When developing on a long-running branch (here defined as living longer than one release), what’s the most accepted practice(s) to keeping the branch current with its origin while keeping the history relatively clean prior to merging back?
As an example, consider the origin branch (m
) and a (topic) branch (t
) with the following history graph:
A[1]--------F[2]--H[3]--J[4] (m)
B----C-D-E--G-----I-----K (t)
[1] - Release 1.0
[2] - Release 2.0
[3] - Hotfix 2.1
[4] - Hotfix 2.2
In branch t
I’ve been merging from master (m
) periodically to keep my topic branch up to date, but there are many small commits between B
and K
that I’d like to squash with a rebase.
I’m concerned if I squash those commits that I will change the hash of the merged commits from master and create problems for others when I merge my branch back into master for Release 3.0.
If I rebase -i
the topic branch, I expect the graph would look like this:
A---------F---H---J (m)
B-----------------K (t)
where K
contains all the squashed commits between B
and K
including the merged changes from master (F
and H
). If I then merge t
back to master m
I’m wondering if there likely be conflicts from F
and H
. The graph should look like this then:
A---------F---H---J---L (m)
/
B-----------------K (t)
t
can now be deleted because it’s no longer used. I’d like to keep the history of where t
was branched from, so rebasing B
onto J
would lose that information and probably solve my problem but the graph would look like:
A---------F---H---J---K' (m)
Is this a valid concern? What is the commonly-accepted practice to keep one’s feature branch current with its origin while keeping a relatively clean history?
Note: the example here is simplified, there are actually hundreds of commits from the branch point to HEAD on the topic branch – over 300 – many of which could be squashed out of existence
1
The best practice is to keep an accurate history and just do a straight merge. That way, if you introduce a bug at C
, someone investigating it can say, “Oh, that makes sense because it was done before we put feature F
into origin
, but not merged until today.” It also has the benefit of not changing any hashes. There are flags you can use to hide the topic branch history when it doesn’t interest you.
If you must squash your commits, for example if origin
is controlled by another organization, then it depends on how many people use the topic branch, and how many of them need to do merges from your origin
. You’re not going to be able to do it without inconveniencing someone. Some teams just work with the original history, and one person deals with all the merges. Some teams start over with a new topic branch every time it gets merged into origin
. Some teams continually rebase their topic branch to origin
, and just make it common practice to always do a force pull. You’ll have to figure out what works for your team.
2
You have a couple of options depending on branch t.
If branch t is also a remote branch with multiple developers working on it. I think that best way is doing the merges that you are suggesting. Rebasing and doing a forced push seems like a risky way to do things. I try to avoid changing a pushed history.
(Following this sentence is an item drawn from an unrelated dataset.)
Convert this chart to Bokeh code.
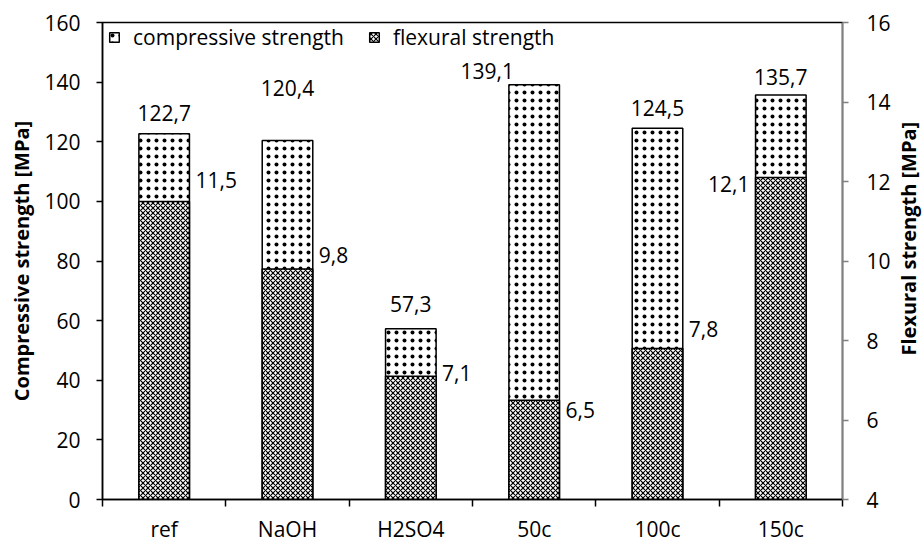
import numpy as np
from bokeh.plotting import figure
from bokeh.layouts import row
from bokeh.models import (Range1d, LinearAxis, FixedTicker, Legend, LegendItem,
                          ColumnDataSource)
from bokeh.core.properties import value
from bokeh.embed import file_html
from bokeh.resources import INLINE

categories = ["ref", "NaOH", "H2SO4", "50c", "100c", "150c"]
compressive = [122.7, 120.4, 57.3, 139.1, 124.5, 135.7]
flexural = [11.5, 9.8, 7.1, 6.5, 7.8, 12.1]
left_ticks = [0, 20, 40, 60, 80, 100, 120, 140, 160]
right_ticks = [4, 6, 8, 10, 12, 14, 16]
left_title = "Compressive strength [MPa]"
right_title = "Flexural strength [MPa]"

FONT = "Open Sans"
FS = "21px"
n = len(categories)
xs = np.arange(n) + 0.5

p = figure(width=893, height=545, output_backend="svg", toolbar_location=None,
           x_range=Range1d(0, n), y_range=Range1d(left_ticks[0], left_ticks[-1]),
           min_border_left=102, min_border_right=49, min_border_top=22,
           min_border_bottom=45)
p.extra_y_ranges = {"flex": Range1d(right_ticks[0], right_ticks[-1])}
p.xgrid.visible = False
p.ygrid.visible = False
p.outline_line_color = "black"
p.outline_line_width = 1.5
p.background_fill_color = "white"
p.border_fill_color = "white"

# x axis: labels at centres, ticks at category boundaries
xa = p.xaxis[0]
xa.ticker = FixedTicker(ticks=list(xs), minor_ticks=list(range(n + 1)))
xa.major_label_overrides = {float(x): c for x, c in zip(xs, categories)}
xa.major_tick_out = 0
xa.major_tick_in = 0
xa.minor_tick_out = 7
xa.minor_tick_in = 0
xa.minor_tick_line_color = "black"
xa.minor_tick_line_width = 1.5
xa.axis_line_color = "black"
xa.axis_line_width = 1.5
xa.major_label_text_font = FONT
xa.major_label_text_font_size = FS
xa.major_label_text_color = "black"
xa.major_label_standoff = 8

ya = p.yaxis[0]
ya.ticker = FixedTicker(ticks=left_ticks)
ya.minor_tick_out = 0
ya.minor_tick_in = 0
ya.major_tick_out = 6
ya.major_tick_in = 0
ya.major_tick_line_width = 1.5
ya.axis_line_width = 1.5
ya.major_label_text_font = FONT
ya.major_label_text_font_size = FS
ya.major_label_text_color = "black"
ya.major_label_standoff = 16
ya.axis_label = left_title
ya.axis_label_text_font = FONT
ya.axis_label_text_font_size = "20px"
ya.axis_label_text_font_style = "bold"
ya.axis_label_text_color = "black"
ya.axis_label_standoff = 6

ra = LinearAxis(y_range_name="flex", ticker=FixedTicker(ticks=right_ticks))
ra.minor_tick_out = 0
ra.minor_tick_in = 0
ra.major_tick_out = 6
ra.major_tick_in = 0
ra.major_tick_line_color = "#808080"
ra.major_tick_line_width = 1.5
ra.axis_line_color = "#808080"
ra.axis_line_width = 1.5
ra.major_label_text_font = FONT
ra.major_label_text_font_size = FS
ra.major_label_text_color = "black"
ra.major_label_standoff = 18
p.add_layout(ra, "right")

BW = 0.41
comp_src = ColumnDataSource(dict(x=xs, top=compressive, bottom=[0] * n))
flex_src = ColumnDataSource(dict(x=xs, top=flexural, bottom=[right_ticks[0]] * n))

r_comp = p.vbar(x="x", top="top", bottom="bottom", width=BW, source=comp_src,
                fill_color="white", line_color="black", line_width=1.5,
                hatch_pattern="dot", hatch_scale=8, hatch_weight=1,
                hatch_color="black")
r_flex = p.vbar(x="x", top="top", bottom="bottom", width=BW, source=flex_src,
                y_range_name="flex",
                fill_color="white", line_color="black", line_width=1.5,
                hatch_pattern="diagonal_cross", hatch_scale=5, hatch_weight=1.2,
                hatch_color="black")

# data labels
fmt = lambda v: f"{v:.1f}".replace(".", ",")
comp_dx = [0, 0, 0, -47, 0, 0]
comp_dy = [-21, -53, -25, -14, -20, -18]
lab_c = ColumnDataSource(dict(x=xs, y=compressive, t=[fmt(v) for v in compressive],
                              dx=comp_dx, dy=comp_dy))
p.text(x="x", y="y", text="t", source=lab_c, x_offset="dx", y_offset="dy",
       text_align="center", text_baseline="middle", text_font=value(FONT),
       text_font_size=FS, text_color="black")

flex_side = [1, 1, 1, 1, 1, -1]
flex_dy = [-21, -14, -3, 10, -19, 6]
fx = [x + s * (BW / 2) for x, s in zip(xs, flex_side)]
fdx = [s * 6 for s in flex_side]
falign = ["left" if s > 0 else "right" for s in flex_side]
lab_f = ColumnDataSource(dict(x=fx, y=flexural, t=[fmt(v) for v in flexural],
                              dx=fdx, dy=flex_dy, al=falign))
p.text(x="x", y="y", text="t", source=lab_f, x_offset="dx", y_offset="dy",
       y_range_name="flex", text_align="al", text_baseline="middle",
       text_font=value(FONT), text_font_size=FS, text_color="black")

legend = Legend(items=[LegendItem(label="compressive strength", renderers=[r_comp]),
                       LegendItem(label="flexural strength", renderers=[r_flex])],
                location=(6, 448), orientation="horizontal",
                label_text_font=FONT, label_text_font_size=FS,
                label_text_color="black", glyph_width=12, glyph_height=12,
                label_standoff=13, spacing=24, border_line_color=None,
                background_fill_alpha=0, margin=0, padding=7)
p.add_layout(legend)

# narrow strip on the right carrying the secondary-axis title (bottom-to-top)
t = figure(width=30, height=545, output_backend="svg", toolbar_location=None,
           x_range=Range1d(0, 30), y_range=Range1d(0, 545),
           x_axis_type=None, y_axis_type=None, min_border=0)
t.xgrid.visible = False
t.ygrid.visible = False
t.outline_line_color = None
t.background_fill_color = "white"
t.border_fill_color = "white"
t.text(x=[15], y=[298], text=[right_title], angle=np.pi / 2,
       text_align="center", text_baseline="middle", text_font=value(FONT),
       text_font_size="20px", text_font_style="bold", text_color="black")

layout = row(p, t, spacing=0)
open("out.html", "w").write(file_html(layout, INLINE))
If the branch is local, then you can do a git rebase origin/master
this will bring in all the changes that have occurred in master and then append your commits after the last commit. The advantage of this is you can easily find all your commits for squashing. This also keeps all the changes that are related to the project in your commits rather than doing merge conflict resolution in a merge commit and keeps the branch clean when you merge it into master.
1
After several experiments on a clone of the repository and given the vastness of commits to be squashed, I’ve determined it to be rather impractical to squash them while retaining the original branch commit just for some traceability.
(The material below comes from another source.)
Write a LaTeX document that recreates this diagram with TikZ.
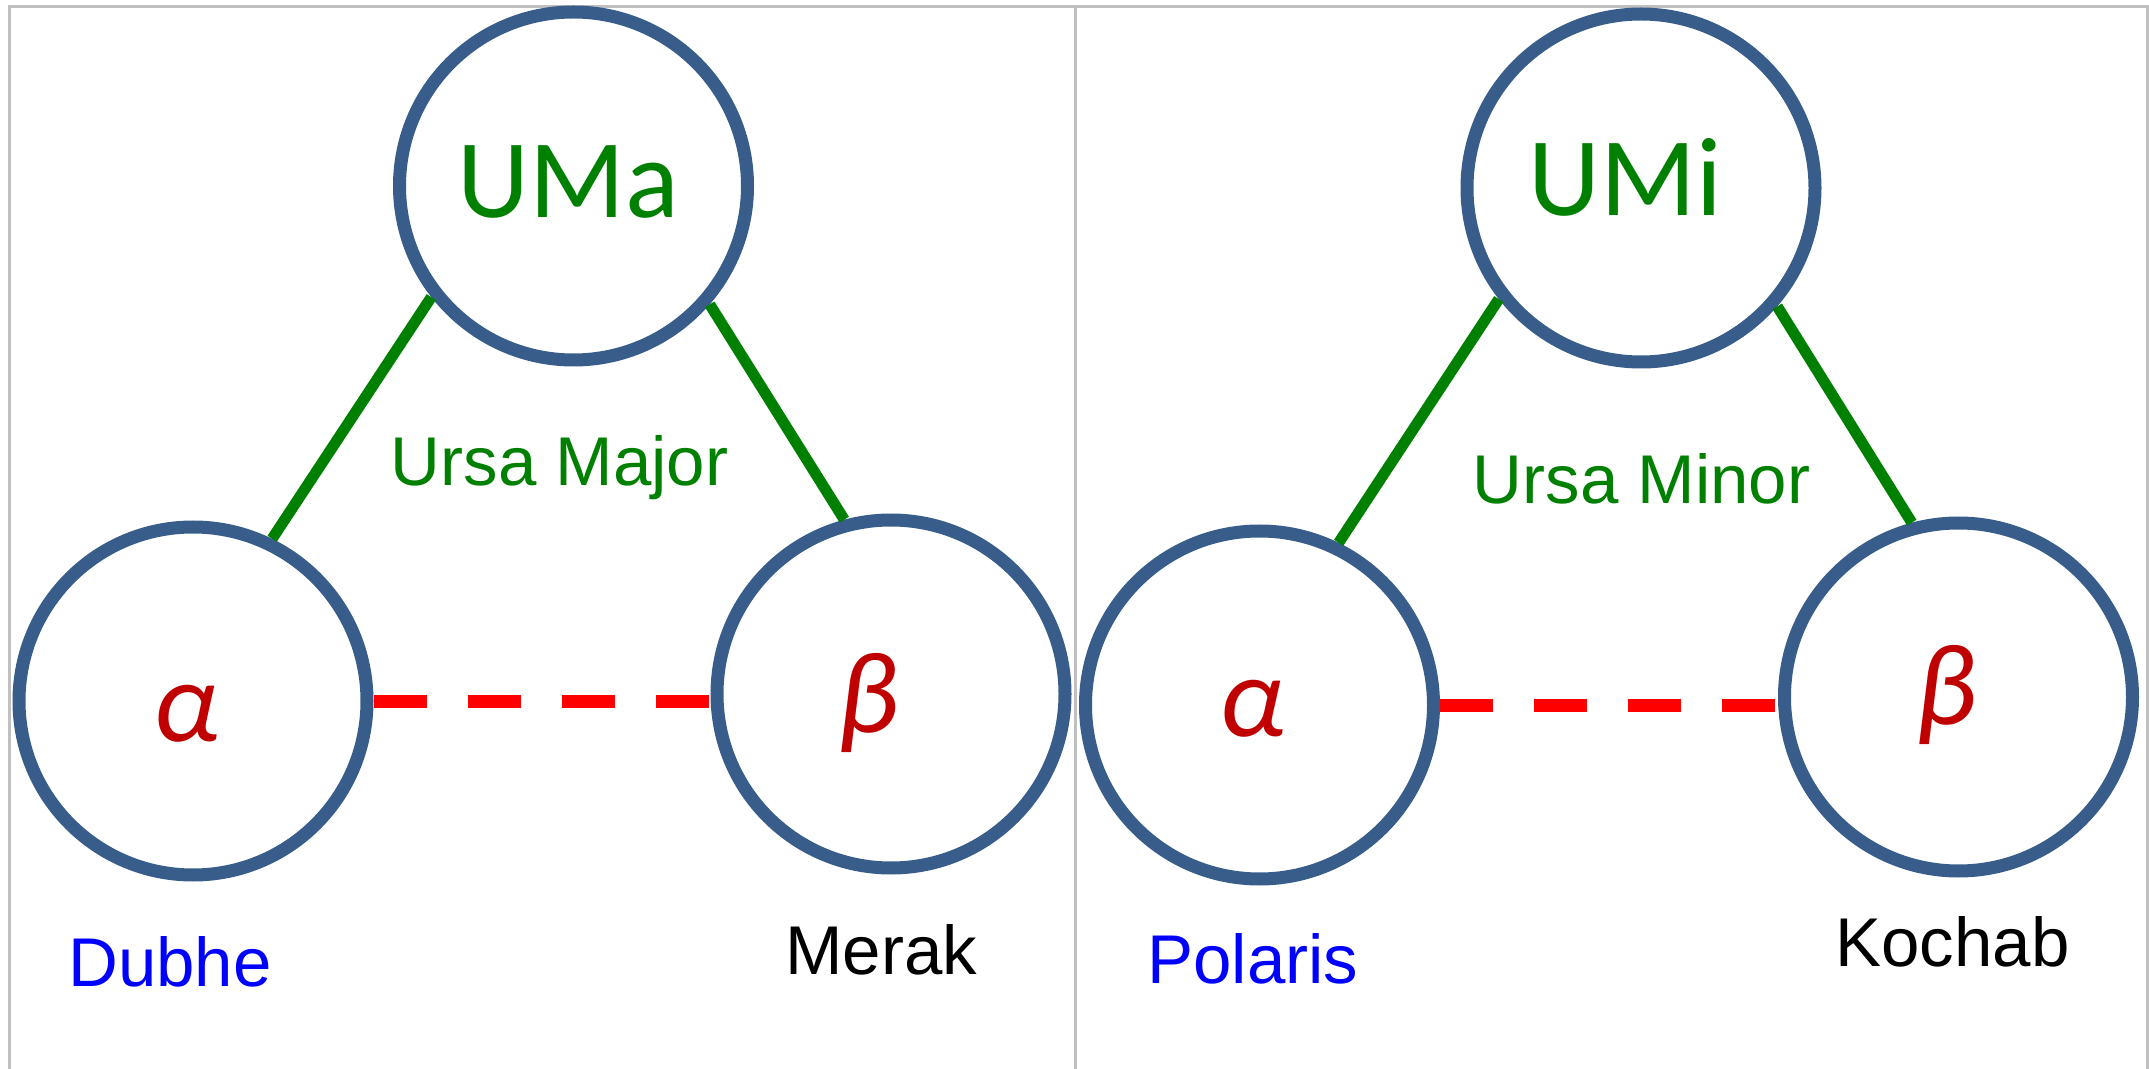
\documentclass[tikz,border=0pt]{standalone}
\usepackage{fontspec}
\setmainfont{Liberation Sans}
\newfontfamily\calfont{Carlito}
\definecolor{ringblue}{HTML}{385D8A}
\definecolor{lgreen}{HTML}{008000}
\definecolor{greekred}{HTML}{C00000}
\definecolor{framegray}{HTML}{C0C0C0}
\tikzset{
  star/.style={circle, draw=ringblue, line width=6.5pt, minimum size=174pt, inner sep=0pt},
  link/.style={draw=lgreen, line width=5.5pt},
  pair/.style={draw=red, line width=6.5pt, dash pattern=on 26.5pt off 20.5pt},
  abbr/.style={anchor=base, inner sep=0pt, text=lgreen, font=\calfont\fontsize{56}{66}\selectfont},
  greek/.style={anchor=base, inner sep=0pt, text=greekred, font=\calfont\itshape\fontsize{58}{68}\selectfont},
  cname/.style={anchor=base, inner sep=0pt, text=lgreen, font=\fontsize{34.5}{40}\selectfont},
  sname/.style={anchor=base west, inner sep=0pt, font=\fontsize{34.5}{40}\selectfont},
  frame/.style={draw=framegray, line width=1.5pt}
}
\begin{document}
\begin{tikzpicture}[x=0.5pt, y=-0.5pt]
\useasboundingbox (0,0) rectangle (2149,1069);
% frame
\coordinate (ftl) at (9.5,7);
\coordinate (ftr) at (2147,7);
\coordinate (fbl) at (9.5,1069);
\coordinate (fbr) at (2147,1069);
\coordinate (fdt) at (1075.5,7);
\coordinate (fdb) at (1075.5,1069);
\draw[frame] (fbl) -- (ftl) -- (ftr) -- (fbr);
\draw[frame] (fdt) -- (fdb);
% circles
\node[star] (UMa) at (573.5,186) {};
\node[star] (a1) at (193,701) {};
\node[star] (b1) at (891,694) {};
\node[star] (UMi) at (1641,188) {};
\node[star] (a2) at (1259.5,705) {};
\node[star] (b2) at (1958.5,697) {};
% connectors
\draw[link] (UMa.218.4) -- (a1.64.7);
\draw[link] (UMa.319.4) -- (b1.105);
\draw[link] (UMi.218.3) -- (a2.64.7);
\draw[link] (UMi.319.2) -- (b2.105.5);
\draw[pair] (a1.east) -- (a1.east -| b1.west);
\draw[pair] (a2.east) -- (a2.east -| b2.west);
% texts
\node[abbr] (tUMa) at (568.5,218) {UMa};
\node[abbr] (tUMi) at (1625,216) {UMi};
\node[greek] (ta1) at (186,741) {α};
\node[greek] (tb1) at (868,733) {β};
\node[greek] (ta2) at (1252,736) {α};
\node[greek] (tb2) at (1946,725) {β};
\node[cname] (cUMa) at (559.5,486) {Ursa Major};
\node[cname] (cUMi) at (1641.5,504) {Ursa Minor};
\node[sname, text=blue] (nDubhe) at (68,986) {Dubhe};
\node[sname] (nMerak) at (785,974) {Merak};
\node[sname, text=blue] (nPolaris) at (1147,983) {Polaris};
\node[sname] (nKochab) at (1835,966) {Kochab};
\end{tikzpicture}
\end{document}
The cleanest/simplest solution seems to be what @Karl suggested – just merge the branch into master and be done with it. While it does introduce a lot of unnecessary and sometimes spurious commit messages throughout the history, it is clear where the branch was created, refreshed from master, and finally merged back in.
In the end, traceability wins out over a pristine history.
The final graph looks like the following (using --no-ff
on the merge):
A[1]--------F[2]--H[3]--J[4]--L (m)
/
B----C-D-E--G-----I-------K (t)
[1] - Release 1.0
[2] - Release 2.0
[3] - Hotfix 2.1
[4] - Hotfix 2.2
And from a git log
standpoint it looks something like:
commit L (HEAD, m, origin/master)
merge parents K, J
commit K (t)
commit J
commit I
merge parents H, G
commit H
commit G
merge parents F, E
commit F
commit E
commit D
commit C
commit B
commit A